■ **Set task**
Copy out only the lines running from the one that contains "Write a LaTeX" through the end of the listing. Pictures stay out.

────────

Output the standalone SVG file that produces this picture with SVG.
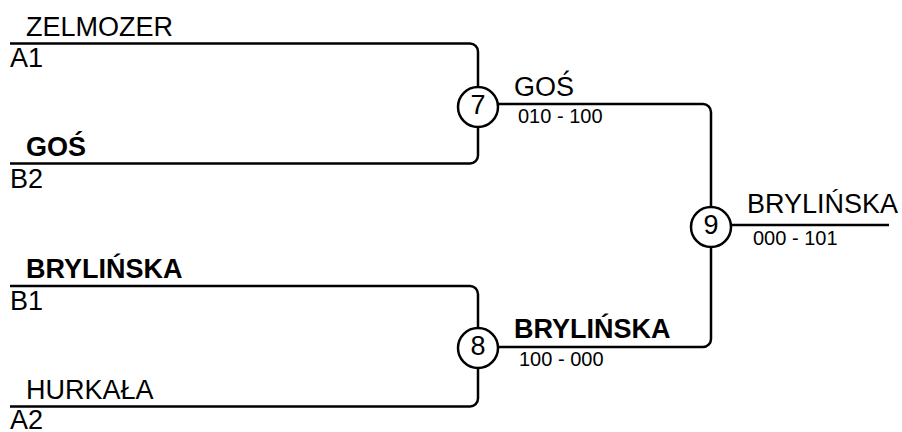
<svg xmlns="http://www.w3.org/2000/svg" width="902" height="432" viewBox="0 0 902 432">
<style>
text{font-family:"Liberation Sans",Arial,sans-serif;fill:#000}
.n{font-size:27px}
.b{font-size:27px;font-weight:bold}
.s{font-size:20px}
.d{font-size:27px;text-anchor:middle}
.c{fill:none;stroke:#000;stroke-width:2.5}
circle{fill:#fff;stroke:#000;stroke-width:2.5}
</style>
<rect width="902" height="432" fill="#fff"/>
<g id="connectors">
<path class="c" d="M10,43.5 H470 A8,8 0 0 1 478,51.5 V87"/>
<path class="c" d="M478,127 V155.5 A8,8 0 0 1 470,163.5 H10"/>
<path class="c" d="M10,286 H470 A8,8 0 0 1 478,294 V328"/>
<path class="c" d="M478,368 V398.5 A8,8 0 0 1 470,406.5 H10"/>
<path class="c" d="M498,104 H703 A8,8 0 0 1 711,112 V207"/>
<path class="c" d="M711,247 V339 A8,8 0 0 1 703,347 H498"/>
<path class="c" d="M731,225 H889"/>
</g>
<g id="slot-A1">
<text class="n" x="26" y="36">ZELMOZER</text>
<text class="n" x="10" y="67">A1</text>
</g>
<g id="slot-B2">
<text class="b" x="26" y="156">GOŚ</text>
<text class="n" x="10" y="188">B2</text>
</g>
<g id="slot-B1">
<text class="b" x="26" y="278">BRYLIŃSKA</text>
<text class="n" x="10" y="310">B1</text>
</g>
<g id="slot-A2">
<text class="n" x="26" y="399">HURKAŁA</text>
<text class="n" x="10" y="429">A2</text>
</g>
<g id="match-7">
<circle cx="478" cy="107" r="20"/>
<text class="d" x="478" y="114">7</text>
<text class="n" x="514" y="96">GOŚ</text>
<text class="s" x="518" y="123">010 - 100</text>
</g>
<g id="match-8">
<circle cx="478" cy="348" r="20"/>
<text class="d" x="478" y="355">8</text>
<text class="b" x="514" y="338">BRYLIŃSKA</text>
<text class="s" x="519" y="366">100 - 000</text>
</g>
<g id="match-9">
<circle cx="711" cy="227" r="20"/>
<text class="d" x="711" y="234">9</text>
<text class="n" x="747" y="213">BRYLIŃSKA</text>
<text class="s" x="753" y="245">000 - 101</text>
</g>
</svg>
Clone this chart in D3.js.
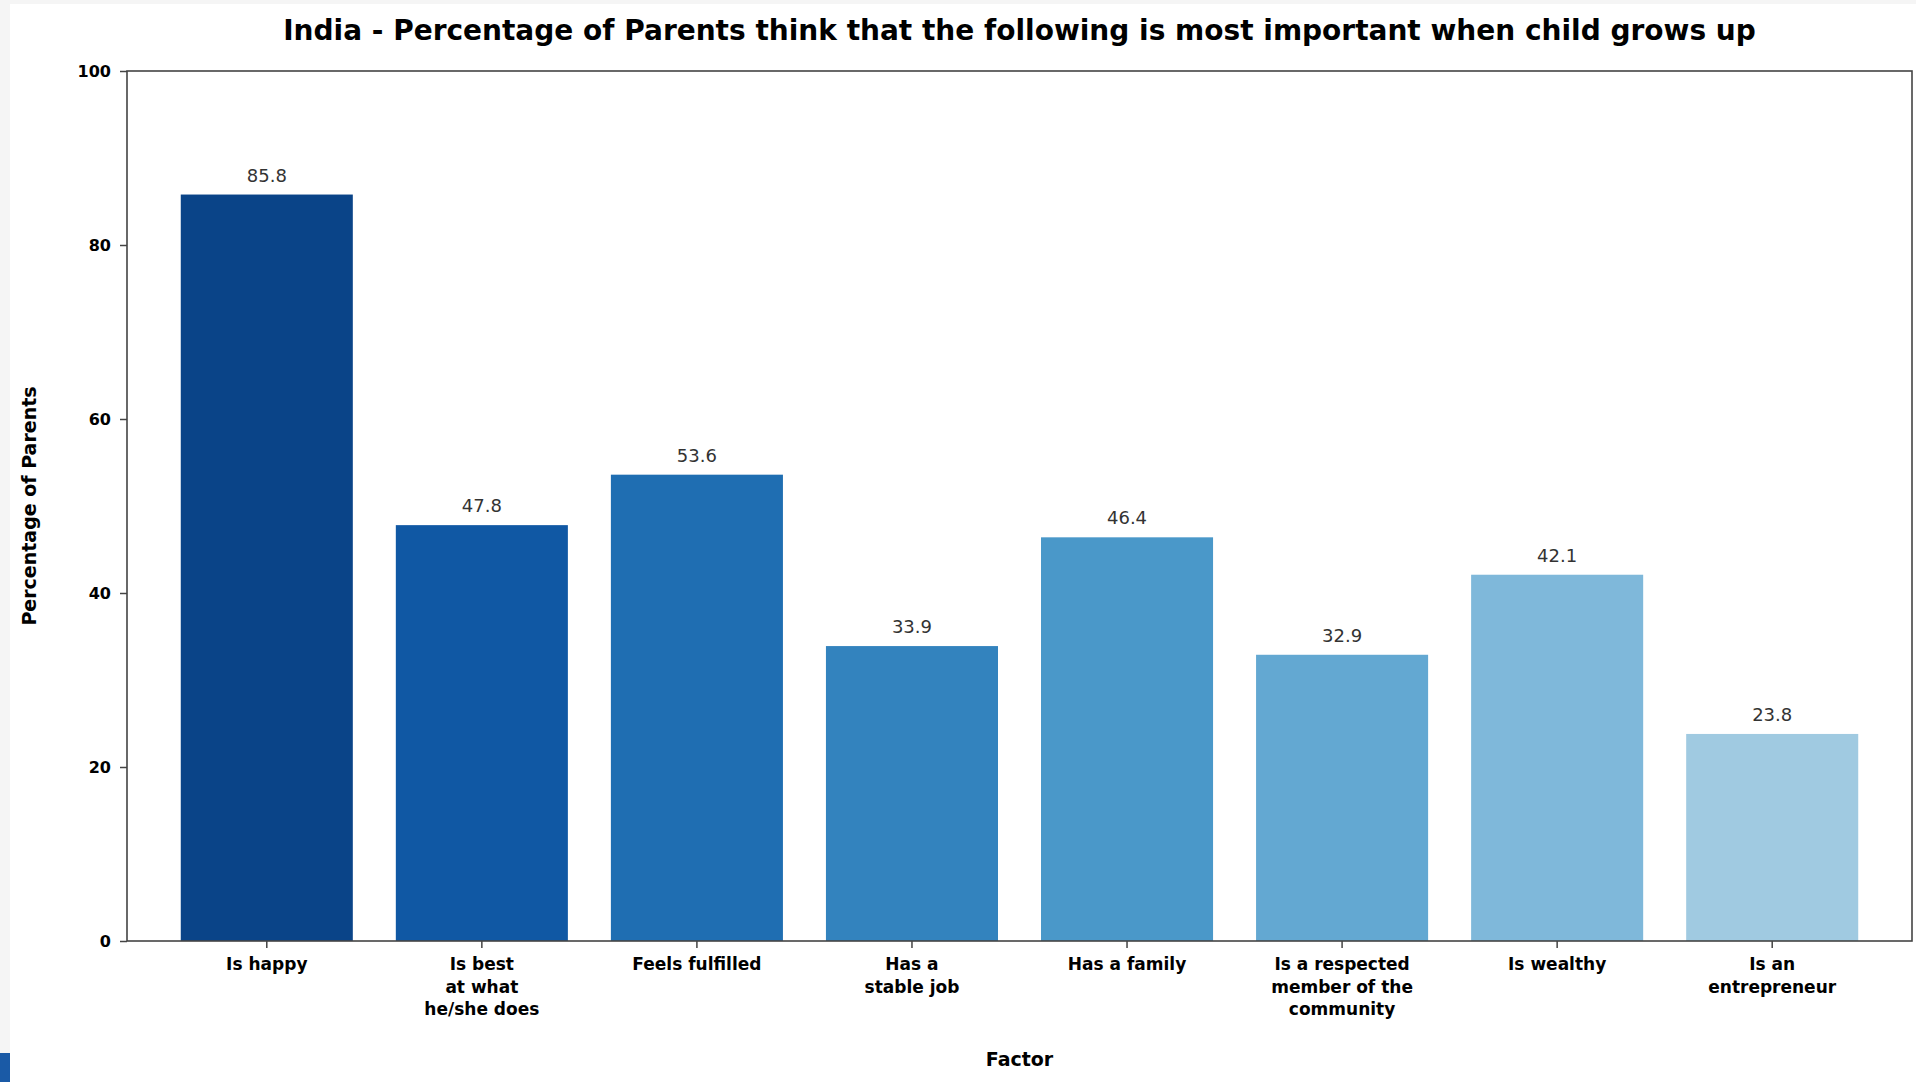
<!DOCTYPE html>
<html>
<head>
<meta charset="utf-8">
<script src="https://cdn.jsdelivr.net/npm/d3@7"></script>
<style>
  html, body { margin: 0; padding: 0; background: #ffffff; }
  svg { display: block; }
</style>
</head>
<body>
<svg id="chart" width="1916" height="1082"></svg>
<script>
// ---- data ----
const categories = [
  "Is happy",
  "Is best\nat what\nhe/she does",
  "Feels fulfilled",
  "Has a\nstable job",
  "Has a family",
  "Is a respected\nmember of the\ncommunity",
  "Is wealthy",
  "Is an\nentrepreneur"
];
const values = [85.8, 47.8, 53.6, 33.9, 46.4, 32.9, 42.1, 23.8];
const yTicks = [0, 20, 40, 60, 80, 100];
const barColors = ["#0a4488", "#1058a4", "#1f6eb2", "#3383be", "#4a98c9", "#63a8d2", "#7fb8da", "#a0cae1"];
const titleText = "India - Percentage of Parents think that the following is most important when child grows up";
const yLabelText = "Percentage of Parents";
const xLabelText = "Factor";

// ---- layout ----
const svg = d3.select("#chart");
const W = 1916, H = 1082;
const plot = { left: 127, right: 1912, top: 71, bottom: 941 };
const font = "'DejaVu Sans', sans-serif";

// page edges (screenshot frame)
svg.append("rect").attr("x", 0).attr("y", 0).attr("width", W).attr("height", H).attr("fill", "#ffffff");
svg.append("rect").attr("x", 0).attr("y", 0).attr("width", 10).attr("height", H).attr("fill", "#f5f5f5");
svg.append("rect").attr("x", 0).attr("y", 0).attr("width", W).attr("height", 4).attr("fill", "#f5f5f5");
svg.append("rect").attr("x", 0).attr("y", 1053).attr("width", 10).attr("height", 29).attr("fill", "#1a5aa6");

const x = d3.scaleBand()
  .domain(categories)
  .range([plot.left, plot.right])
  .paddingInner(0.2)
  .paddingOuter(0.25);

const y = d3.scaleLinear()
  .domain([0, 100])
  .range([plot.bottom, plot.top]);

// bars
svg.append("g").selectAll("rect")
  .data(categories)
  .join("rect")
  .attr("x", d => x(d))
  .attr("y", (d, i) => y(values[i]))
  .attr("width", x.bandwidth())
  .attr("height", (d, i) => y(0) - y(values[i]))
  .attr("fill", (d, i) => barColors[i]);

// value labels
svg.append("g").selectAll("text")
  .data(categories)
  .join("text")
  .attr("x", d => x(d) + x.bandwidth() / 2)
  .attr("y", (d, i) => y(values[i]) - 13)
  .attr("text-anchor", "middle")
  .attr("font-family", font)
  .attr("font-size", 18)
  .attr("fill", "#333333")
  .text((d, i) => values[i].toFixed(1));

// y axis
const yAxis = svg.append("g")
  .attr("transform", `translate(${plot.left},0)`)
  .call(d3.axisLeft(y).tickValues(yTicks).tickSize(7).tickPadding(9).tickFormat(d3.format("d")));
yAxis.select(".domain").remove();
yAxis.selectAll(".tick line").attr("stroke", "#444").attr("stroke-width", 1.5);
yAxis.selectAll(".tick text")
  .attr("font-family", font)
  .attr("font-size", 16)
  .attr("font-weight", "bold")
  .attr("fill", "#000");

// x axis
const xAxis = svg.append("g")
  .attr("transform", `translate(0,${plot.bottom})`)
  .call(d3.axisBottom(x).tickSize(7).tickPadding(6).tickFormat(""));
xAxis.select(".domain").remove();
xAxis.selectAll(".tick line").attr("stroke", "#444").attr("stroke-width", 1.5);

// multi-line x tick labels
const xl = svg.append("g");
categories.forEach(c => {
  const lines = c.split("\n");
  const t = xl.append("text")
    .attr("x", x(c) + x.bandwidth() / 2)
    .attr("y", plot.bottom + 29)
    .attr("text-anchor", "middle")
    .attr("font-family", font)
    .attr("font-size", 17)
    .attr("font-weight", "bold")
    .attr("fill", "#000");
  lines.forEach((ln, k) => {
    t.append("tspan")
      .attr("x", x(c) + x.bandwidth() / 2)
      .attr("dy", k === 0 ? 0 : 22.6)
      .text(ln);
  });
});

// frame (spines)
svg.append("rect")
  .attr("x", plot.left).attr("y", plot.top)
  .attr("width", plot.right - plot.left).attr("height", plot.bottom - plot.top)
  .attr("fill", "none").attr("stroke", "#444").attr("stroke-width", 1.6);

// title
svg.append("text")
  .attr("x", (plot.left + plot.right) / 2)
  .attr("y", 40)
  .attr("text-anchor", "middle")
  .attr("font-family", font)
  .attr("font-size", 28)
  .attr("font-weight", "bold")
  .attr("fill", "#000")
  .text(titleText);

// axis labels
svg.append("text")
  .attr("transform", `translate(36,${(plot.top + plot.bottom) / 2}) rotate(-90)`)
  .attr("text-anchor", "middle")
  .attr("font-family", font)
  .attr("font-size", 19)
  .attr("font-weight", "bold")
  .attr("fill", "#000")
  .text(yLabelText);

svg.append("text")
  .attr("x", (plot.left + plot.right) / 2)
  .attr("y", 1066)
  .attr("text-anchor", "middle")
  .attr("font-family", font)
  .attr("font-size", 19)
  .attr("font-weight", "bold")
  .attr("fill", "#000")
  .text(xLabelText);
</script>
</body>
</html>
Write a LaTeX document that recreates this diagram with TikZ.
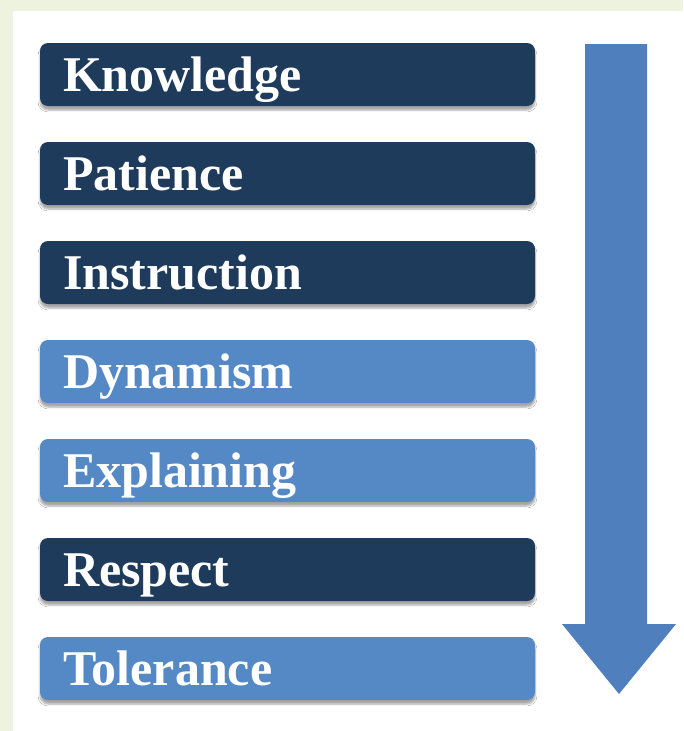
\documentclass[tikz,border=0pt]{standalone}
\usepackage{fontspec}
\setmainfont{Liberation Serif}
\usetikzlibrary{shadows.blur}

\definecolor{pagegreen}{HTML}{EEF3DF}
\definecolor{darkbar}{HTML}{1F3B5C}
\definecolor{lightbar}{HTML}{5589C6}
\definecolor{arrowblue}{HTML}{4F7FBC}

\tikzset{
  bar/.style={
    rectangle, rounded corners=8pt,
    minimum width=495pt, minimum height=63pt,
    text width=449pt, align=left,
    inner xsep=23pt, inner ysep=15pt,
    text height=33pt, text depth=0pt,
    text=white,
    font=\fontsize{50}{56}\selectfont\bfseries,
    blur shadow={shadow xshift=0pt, shadow yshift=-4pt,
                 shadow blur steps=6, shadow opacity=35}
  },
  darkbox/.style={bar, fill=darkbar},
  lightbox/.style={bar, fill=lightbar}
}

\begin{document}
\begin{tikzpicture}[x=1pt, y=-1pt]
  % page and white panel
  \fill[pagegreen] (0,0) rectangle (683,731);
  \fill[white] (13,11) rectangle (683,731);
  \useasboundingbox (0,0) rectangle (683,731);

  % list of bars
  \node[darkbox]  (knowledge)   at (287.5, 74.5) {Knowledge};
  \node[darkbox]  (patience)    at (287.5,173.5) {Patience};
  \node[darkbox]  (instruction) at (287.5,272.5) {Instruction};
  \node[lightbox] (dynamism)    at (287.5,371.5) {Dynamism};
  \node[lightbox] (explaining)  at (287.5,470.5) {Explaining};
  \node[darkbox]  (respect)     at (287.5,569.5) {Respect};
  \node[lightbox] (tolerance)   at (287.5,668.5) {Tolerance};

  % downward block arrow
  \fill[arrowblue] (585,44) -- (647,44) -- (647,624) -- (676,624)
    -- (619,694) -- (562,624) -- (585,624) -- cycle;
\end{tikzpicture}
\end{document}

────────

■ **Exercise response**
Write a LaTeX document that recreates this diagram with TikZ.
\documentclass[tikz,border=0pt]{standalone}
\usepackage{fontspec}
\setmainfont{Liberation Serif}
\usetikzlibrary{shadows.blur}

\definecolor{pagegreen}{HTML}{EEF3DF}
\definecolor{darkbar}{HTML}{1F3B5C}
\definecolor{lightbar}{HTML}{5589C6}
\definecolor{arrowblue}{HTML}{4F7FBC}

\tikzset{
  bar/.style={
    rectangle, rounded corners=8pt,
    minimum width=495pt, minimum height=63pt,
    text width=449pt, align=left,
    inner xsep=23pt, inner ysep=15pt,
    text height=33pt, text depth=0pt,
    text=white,
    font=\fontsize{50}{56}\selectfont\bfseries,
    blur shadow={shadow xshift=0pt, shadow yshift=-4pt,
                 shadow blur steps=6, shadow opacity=35}
  },
  darkbox/.style={bar, fill=darkbar},
  lightbox/.style={bar, fill=lightbar}
}

\begin{document}
\begin{tikzpicture}[x=1pt, y=-1pt]
  % page and white panel
  \fill[pagegreen] (0,0) rectangle (683,731);
  \fill[white] (13,11) rectangle (683,731);
  \useasboundingbox (0,0) rectangle (683,731);

  % list of bars
  \node[darkbox]  (knowledge)   at (287.5, 74.5) {Knowledge};
  \node[darkbox]  (patience)    at (287.5,173.5) {Patience};
  \node[darkbox]  (instruction) at (287.5,272.5) {Instruction};
  \node[lightbox] (dynamism)    at (287.5,371.5) {Dynamism};
  \node[lightbox] (explaining)  at (287.5,470.5) {Explaining};
  \node[darkbox]  (respect)     at (287.5,569.5) {Respect};
  \node[lightbox] (tolerance)   at (287.5,668.5) {Tolerance};

  % downward block arrow
  \fill[arrowblue] (585,44) -- (647,44) -- (647,624) -- (676,624)
    -- (619,694) -- (562,624) -- (585,624) -- cycle;
\end{tikzpicture}
\end{document}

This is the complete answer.